Everything Fig has achieved
as far as toilet training stems from her own abilities to listen, to remember,
to understand, percieve situations, and others' wants, and to act to receive positive feedback.
BUT Fig does not merely seek
to please. She does have her own boundaries. She does want time alone. She
does want what she wants, and she does have opinions which need listening to. She
is not simply a robot trying to serve a master, not at all.
As one example, she recently
objects to using the toilet room when I take her to go potty. This is an inconvenient fact that is going to put
a bump in the road I have planned to travel towards full, actual toilet
training, where she uses a human bathroom, and flushes the toilet on her own. She
has an issue with the toilet room. It is a small, typical Japanese toilet room, so
she finds it rather claustrophobic. She feels cornered. She has recently told me in no uncertain
terms that she will sit on my shoulder without having accidents. But at almost
the exact same time, she has decided to tell me that she really is not a fan of
the toilet room. Instead she tells me, she would prefer to poop from her usual perch,
the one in the “bath” room, not the toilet room, the exact room I am trying, eventually, to extricate her from over
time. She has even invented a game, all on her own, which she often does. When
she wants to go to the bathroom, she flies to the end of the laundry room, as
far from the entrance to the “bath” room as possible. She is saying, You open
the bathroom door, and hold up both arms, and I will hop across and into the “bath”

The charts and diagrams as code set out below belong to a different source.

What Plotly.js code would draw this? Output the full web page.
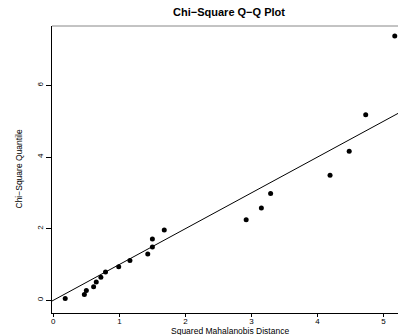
<!DOCTYPE html>
<html>
<head>
<meta charset="utf-8">
<script src="https://cdn.plot.ly/plotly-3.0.1.min.js"></script>
<style>
html,body{margin:0;padding:0;overflow:hidden;background:#fff;}
#plot{width:406px;height:335px;}
</style>
</head>
<body>
<div id="plot"></div>
<script>
// Squared Mahalanobis distances (sorted) and chi-square quantiles
const distances = [0.18, 0.47, 0.50, 0.61, 0.65, 0.72, 0.79, 0.99, 1.16, 1.43, 1.50, 1.50, 1.68, 2.92, 3.15, 3.29, 4.19, 4.48, 4.73, 5.17];
const quantiles = [0.05, 0.16, 0.27, 0.38, 0.51, 0.64, 0.79, 0.94, 1.11, 1.29, 1.49, 1.71, 1.96, 2.25, 2.58, 2.98, 3.49, 4.16, 5.18, 7.38];
const xTicks = [0, 1, 2, 3, 4, 5];
const yTicks = [0, 2, 4, 6];
const refLineX = [-0.02, 5.34];
const refLineY = [-0.02, 5.34];

const fontFam = 'Liberation Sans, Arial, Helvetica, sans-serif';

const traces = [
  {
    x: refLineX, y: refLineY, mode: 'lines', type: 'scatter',
    line: {color: '#000', width: 1}, hoverinfo: 'skip', cliponaxis: true
  },
  {
    x: distances, y: quantiles, mode: 'markers', type: 'scatter',
    marker: {color: '#000', size: 5}
  }
];

const layout = {
  width: 406, height: 335,
  margin: {l: 52, r: 0, t: 26, b: 22},
  paper_bgcolor: '#fff', plot_bgcolor: '#fff',
  showlegend: false,
  font: {family: fontFam, color: '#000', size: 8},
  title: {
    text: '<b>Chi\u2212Square Q\u2212Q Plot</b>',
    font: {family: fontFam, size: 11, color: '#000'},
    x: 229/406, xref: 'container', xanchor: 'center',
    y: 1 - 12/335, yref: 'container', yanchor: 'middle'
  },
  xaxis: {
    range: [-0.02, 5.34], tickvals: xTicks, ticktext: xTicks.map(String),
    showgrid: false, zeroline: false, showline: true, linecolor: '#000', linewidth: 1,
    ticks: 'outside', ticklen: 3, tickcolor: '#000', tickwidth: 1, ticklabelstandoff: -3,
    tickfont: {size: 8, color: '#000'}
  },
  yaxis: {
    range: [-0.355, 7.66], tickvals: yTicks, ticktext: yTicks.map(String),
    showgrid: false, zeroline: false, showline: true, linecolor: '#000', linewidth: 1,
    ticks: 'outside', ticklen: 5, tickcolor: '#000', tickwidth: 1, tickangle: -90,
    tickfont: {size: 8, color: '#000'}
  },
  annotations: [
    {text: 'Squared Mahalanobis Distance', xref: 'paper', yref: 'paper',
     x: (230 - 52) / 354, y: -(330.5 - 313) / 287, xanchor: 'center', yanchor: 'middle',
     showarrow: false, font: {size: 8.5, color: '#000'}},
    {text: 'Chi\u2212Square Quantile', xref: 'paper', yref: 'paper',
     x: -(52 - 18) / 354, y: 0.5, xanchor: 'center', yanchor: 'middle', textangle: -90,
     showarrow: false, font: {size: 8.5, color: '#000'}}
  ],
  shapes: [
    {type: 'line', xref: 'paper', yref: 'paper', x0: 0, x1: 1, y0: 1, y1: 1,
     line: {color: '#888', width: 1}}
  ]
};

Plotly.newPlot('plot', traces, layout, {staticPlot: true, displayModeBar: false});
</script>
</body>
</html>
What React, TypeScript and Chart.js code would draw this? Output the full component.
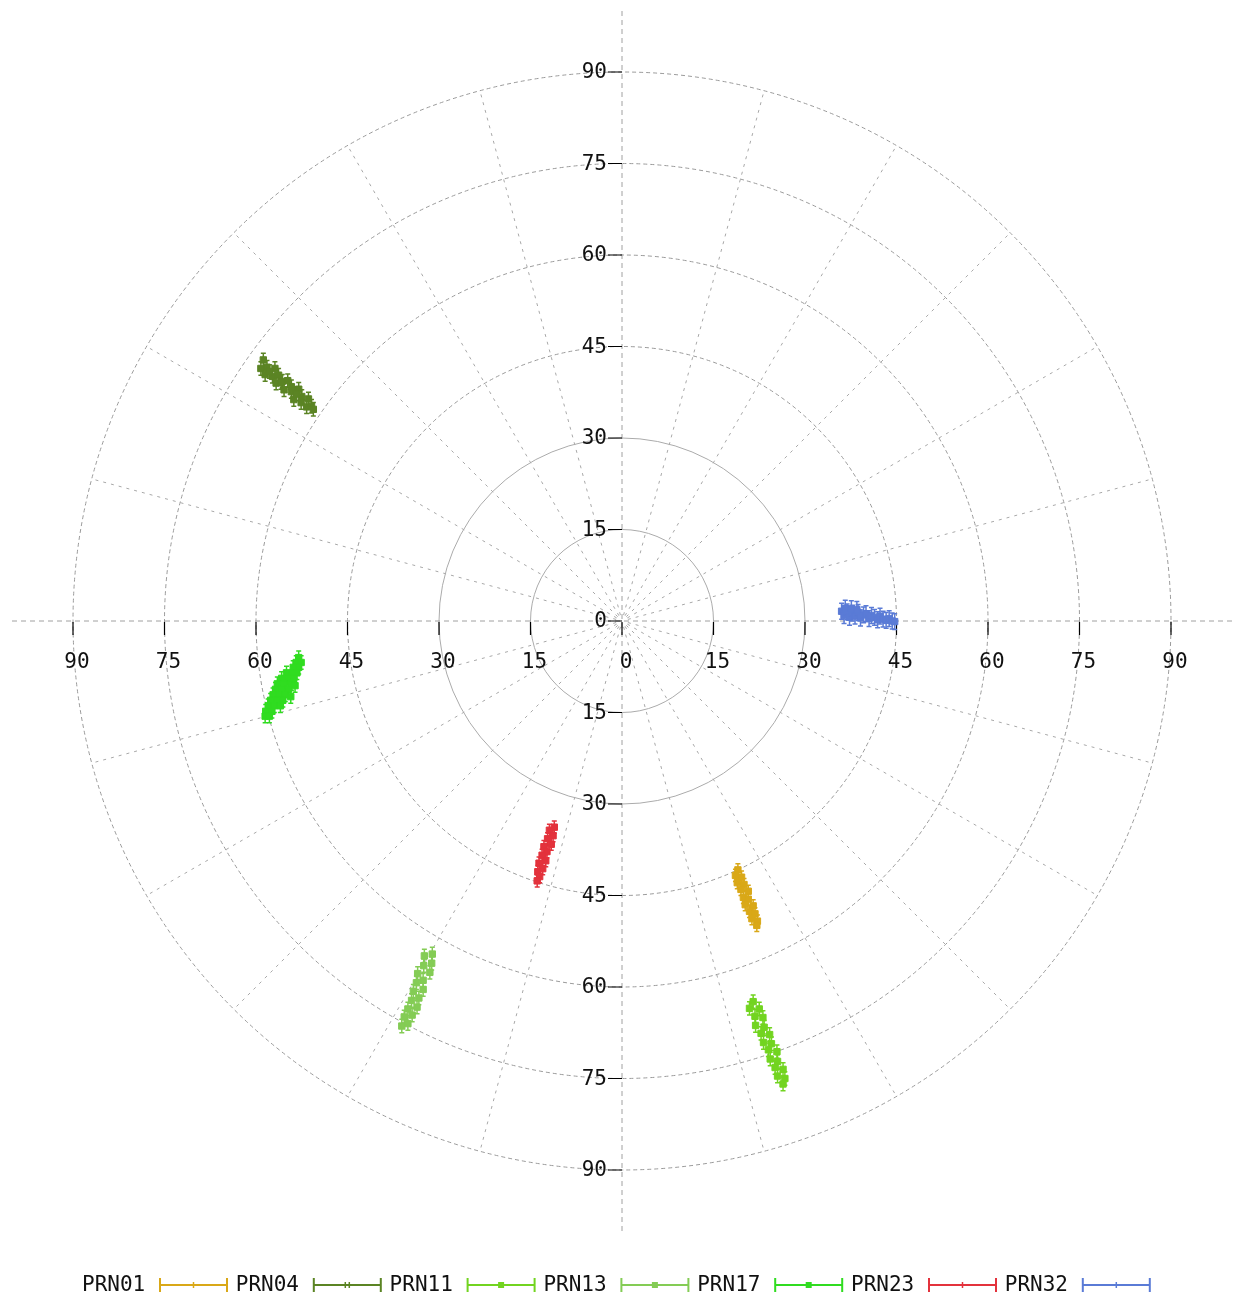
import React, { useEffect, useRef } from "react";
import { Chart, registerables } from "chart.js";

Chart.register(...registerables);

// ---- series meta ----
const seriesNames = ["PRN01", "PRN04", "PRN11", "PRN13", "PRN17", "PRN23", "PRN32"];
const seriesColors = ["#d9a818", "#5b8424", "#72d420", "#84cc55", "#30dc20", "#e3323c", "#5a7bd6"];
const seriesErr = [1.0, 1.1, 1.1, 1.1, 1.1, 1.0, 1.3];
const legendMarks = ["tick", "dtick", "square", "square", "square", "tick", "tick"];

// ---- data (x = east/west, y = north/south, in plot units) ----
const prn01X = [19.0, 18.6, 19.6, 18.9, 20.0, 19.5, 20.7, 19.9, 20.7, 20.2, 21.5, 20.9, 21.8, 21.3, 22.2, 22.1];
const prn01Y = [-40.8, -41.7, -42.0, -42.9, -43.2, -44.0, -44.3, -45.3, -45.6, -46.5, -46.7, -47.6, -48.0, -48.8, -49.2, -49.9];

const prn04X = [-58.8, -59.2, -58.2, -58.5, -56.9, -57.3, -56.3, -56.7, -55.7, -54.8, -55.4, -54.2, -54.2, -53.0, -53.8, -52.5, -52.6, -51.4, -51.7, -50.9, -50.6, -57.8, -55.9, -53.4];
const prn04Y = [42.8, 41.4, 41.6, 40.4, 41.4, 40.1, 40.3, 39.0, 39.3, 39.4, 37.9, 38.4, 37.6, 38.0, 36.3, 36.8, 35.8, 36.4, 35.1, 35.2, 34.7, 40.9, 39.1, 37.2];

const prn11X = [21.5, 20.9, 22.5, 21.8, 23.1, 21.9, 23.3, 22.8, 24.2, 23.2, 24.5, 24.0, 25.4, 24.3, 25.5, 25.1, 26.4, 25.5, 26.7, 26.4];
const prn11Y = [-62.4, -63.5, -63.6, -64.8, -65.0, -66.3, -66.6, -67.6, -67.8, -69.1, -69.3, -70.3, -70.6, -71.8, -72.2, -73.2, -73.5, -74.6, -75.0, -75.9];

const prn13X = [-31.1, -32.4, -31.2, -32.5, -31.5, -33.5, -32.6, -33.7, -32.6, -34.2, -33.3, -34.5, -33.6, -35.1, -34.4, -35.7, -35.1, -36.1];
const prn13Y = [-54.6, -54.9, -56.1, -56.5, -57.6, -57.8, -58.9, -59.3, -60.4, -60.7, -61.8, -62.2, -63.3, -63.6, -64.6, -64.9, -66.0, -66.4];

const prn17X = [-53.0, -53.4, -52.6, -53.9, -53.0, -55.0, -54.0, -53.3, -55.8, -54.8, -53.8, -56.5, -55.4, -54.2, -56.8, -55.8, -54.7, -57.2, -56.2, -55.2, -57.6, -56.6, -55.6, -58.0, -57.0, -56.0, -58.4, -57.4, -58.5, -57.8, -53.6, -54.3];
const prn17Y = [-6.0, -6.8, -6.8, -7.6, -7.6, -8.5, -8.5, -8.5, -9.4, -9.4, -9.4, -10.3, -10.3, -10.3, -11.2, -11.2, -11.2, -12.1, -12.1, -12.1, -13.0, -13.0, -13.0, -13.9, -13.9, -13.9, -14.8, -14.8, -15.6, -15.6, -10.6, -12.4];

const prn23X = [-11.1, -11.9, -11.3, -12.2, -11.6, -12.8, -12.3, -13.1, -12.5, -13.6, -13.0, -13.8, -13.5, -13.9];
const prn23Y = [-33.8, -34.3, -35.2, -35.7, -36.6, -37.0, -37.8, -38.4, -39.3, -39.7, -40.6, -41.1, -41.9, -42.6];

const prn32X = [36.0, 36.4, 36.9, 37.3, 37.8, 38.2, 38.7, 39.1, 39.6, 40.0, 40.5, 40.9, 41.4, 41.9, 42.3, 42.8, 43.3, 43.8, 44.3, 44.7, 36.6, 37.6, 38.5];
const prn32Y = [1.6, 0.9, 1.5, 0.6, 1.3, 0.8, 1.4, 0.5, 1.0, 1.2, 0.4, 0.9, 0.6, 0.2, 0.8, 0.3, 0.1, 0.4, 0.0, -0.1, 2.1, 2.0, 1.9];

const seriesX = [prn01X, prn04X, prn11X, prn13X, prn17X, prn23X, prn32X];
const seriesY = [prn01Y, prn04Y, prn11Y, prn13Y, prn17Y, prn23Y, prn32Y];

// ---- grid / ticks ----
const ringValues = [15, 30, 45, 60, 75, 90];
const axisTickValues = [-90, -75, -60, -45, -30, -15, 0, 15, 30, 45, 60, 75, 90];
const axisTickLabels = ["90", "75", "60", "45", "30", "15", "0", "15", "30", "45", "60", "75", "90"];
const spokeAngles = [15, 30, 45, 60, 75, 105, 120, 135, 150, 165, 195, 210, 225, 240, 255, 285, 300, 315, 330, 345];

const FONT = "21px 'DejaVu Sans Mono'";

const polarPlugin = {
  id: "polarPlugin",
  beforeDatasetsDraw(chart: any) {
    const { ctx, chartArea } = chart;
    const xs = chart.scales.x;
    const ys = chart.scales.y;
    const cx = xs.getPixelForValue(0);
    const cy = ys.getPixelForValue(0);
    const rpx = (v: number) => xs.getPixelForValue(v) - cx;
    const rMax = rpx(ringValues[ringValues.length - 1]);
    ctx.save();

    // spokes
    ctx.strokeStyle = "#a8a8a8";
    ctx.lineWidth = 1;
    ctx.setLineDash([3, 5]);
    spokeAngles.forEach((a) => {
      const t = (a * Math.PI) / 180;
      const r0 = rpx(1);
      ctx.beginPath();
      ctx.moveTo(cx + r0 * Math.cos(t), cy - r0 * Math.sin(t));
      ctx.lineTo(cx + rMax * Math.cos(t), cy - rMax * Math.sin(t));
      ctx.stroke();
    });

    // rings
    ringValues.forEach((v) => {
      ctx.strokeStyle = v <= 30 ? "#ababab" : "#9a9a9a";
      ctx.setLineDash(v <= 30 ? [] : [4, 3]);
      ctx.beginPath();
      ctx.arc(cx, cy, rpx(v), 0, Math.PI * 2);
      ctx.stroke();
    });

    // axes
    ctx.strokeStyle = "#a0a0a0";
    ctx.setLineDash([5, 4]);
    ctx.beginPath();
    ctx.moveTo(chartArea.left, cy);
    ctx.lineTo(chartArea.right, cy);
    ctx.moveTo(cx, chartArea.top);
    ctx.lineTo(cx, chartArea.bottom);
    ctx.stroke();

    // ticks
    ctx.setLineDash([]);
    ctx.strokeStyle = "#000";
    ctx.lineWidth = 1.2;
    axisTickValues.forEach((v) => {
      const px = xs.getPixelForValue(v);
      const py = ys.getPixelForValue(v);
      ctx.beginPath();
      ctx.moveTo(px, cy + 1);
      ctx.lineTo(px, cy + 14);
      ctx.moveTo(cx - 14, py);
      ctx.lineTo(cx, py);
      ctx.stroke();
    });

    // tick labels
    ctx.font = FONT;
    ctx.fillStyle = "#111";
    ctx.textBaseline = "middle";
    axisTickValues.forEach((v, i) => {
      const px = xs.getPixelForValue(v);
      const py = ys.getPixelForValue(-v);
      ctx.textAlign = "center";
      ctx.fillText(axisTickLabels[i], px + 4, cy + 42);
      ctx.textAlign = "right";
      ctx.fillText(axisTickLabels[i], cx - 15, py + 1);
    });

    // error bars
    chart.data.datasets.forEach((ds: any, i: number) => {
      ctx.strokeStyle = seriesColors[i];
      ctx.lineWidth = 1.5;
      const e = seriesErr[i];
      ds.data.forEach((p: any) => {
        const px = xs.getPixelForValue(p.x);
        const pt = ys.getPixelForValue(p.y + e);
        const pb = ys.getPixelForValue(p.y - e);
        ctx.beginPath();
        ctx.moveTo(px, pt);
        ctx.lineTo(px, pb);
        ctx.moveTo(px - 2.5, pt);
        ctx.lineTo(px + 2.5, pt);
        ctx.moveTo(px - 2.5, pb);
        ctx.lineTo(px + 2.5, pb);
        ctx.stroke();
      });
    });
    ctx.restore();
  },
  afterDraw(chart: any) {
    const { ctx } = chart;
    const yMid = 1285;
    ctx.save();
    ctx.font = FONT;
    ctx.textBaseline = "middle";
    ctx.textAlign = "left";
    seriesNames.forEach((name, i) => {
      const x0 = 82 + i * 153.8;
      ctx.fillStyle = "#111";
      ctx.fillText(name, x0, yMid + 1);
      const l1 = x0 + 78;
      const l2 = x0 + 145;
      const mid = (l1 + l2) / 2;
      ctx.strokeStyle = seriesColors[i];
      ctx.fillStyle = seriesColors[i];
      ctx.lineWidth = 2;
      ctx.beginPath();
      ctx.moveTo(l1, yMid);
      ctx.lineTo(l2, yMid);
      ctx.moveTo(l1, yMid - 7);
      ctx.lineTo(l1, yMid + 7);
      ctx.moveTo(l2, yMid - 7);
      ctx.lineTo(l2, yMid + 7);
      ctx.stroke();
      const m = legendMarks[i];
      ctx.lineWidth = 1.5;
      if (m === "square") {
        ctx.fillRect(mid - 3, yMid - 3, 6, 6);
      } else if (m === "dtick") {
        ctx.beginPath();
        ctx.moveTo(mid - 2, yMid - 3);
        ctx.lineTo(mid - 2, yMid + 3);
        ctx.moveTo(mid + 2, yMid - 3);
        ctx.lineTo(mid + 2, yMid + 3);
        ctx.stroke();
      } else {
        ctx.beginPath();
        ctx.moveTo(mid, yMid - 3);
        ctx.lineTo(mid, yMid + 3);
        ctx.stroke();
      }
    });
    ctx.restore();
  },
};

export default function App() {
  const canvasRef = useRef<HTMLCanvasElement | null>(null);

  useEffect(() => {
    if (!canvasRef.current) return;
    const datasets = seriesNames.map((name, i) => ({
      label: name,
      data: seriesX[i].map((v, k) => ({ x: v, y: seriesY[i][k] })),
      backgroundColor: seriesColors[i],
      borderColor: seriesColors[i],
      pointStyle: "rect" as const,
      pointRadius: 4.5,
      borderWidth: 1,
      showLine: false,
    }));
    const chart = new Chart(canvasRef.current, {
      type: "scatter",
      data: { datasets },
      options: {
        responsive: false,
        animation: false,
        events: [],
        layout: { padding: { left: 12, right: 7, top: 11, bottom: 72 } },
        plugins: { legend: { display: false }, tooltip: { enabled: false } },
        scales: {
          x: { type: "linear", min: -100, max: 100, display: false },
          y: { type: "linear", min: -100, max: 100, display: false },
        },
      },
      plugins: [polarPlugin],
    });
    return () => chart.destroy();
  }, []);

  return (
    <div style={{ position: "absolute", left: 0, top: 0, width: 1239, height: 1303, background: "#fff" }}>
      <canvas ref={canvasRef} width={1239} height={1303} style={{ width: 1239, height: 1303 }} />
    </div>
  );
}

room to use the toilet. She is saying, I like this game, and I like going to the
bathroom in there, NOT in there. She has figured out a clever way to get two things that she
wants, in exchange for doing the one thing that I want. This is how clever these animals
are folks.
This little game of hers
makes me think again, more deeply, when I am watching the wild Crows in the
trees, and on buildings, what significance, what meaning the place they choose
to sit has. Sitting in a certain place can be a powerful way to communicate to
everyone who can see you, it’s time to head off to the roost, or time to go
foraging, etc… That Fig is now doing this behavior with me using place as
communication, talking to me from my shoulder, playing with my hair, and other
things….are signs that she is freely, naturally communicating. It is exhilarating. It also has me a bit worried, because she seems to be an incredibly capable negotiator. Who knows what she's going to be negotiating next!?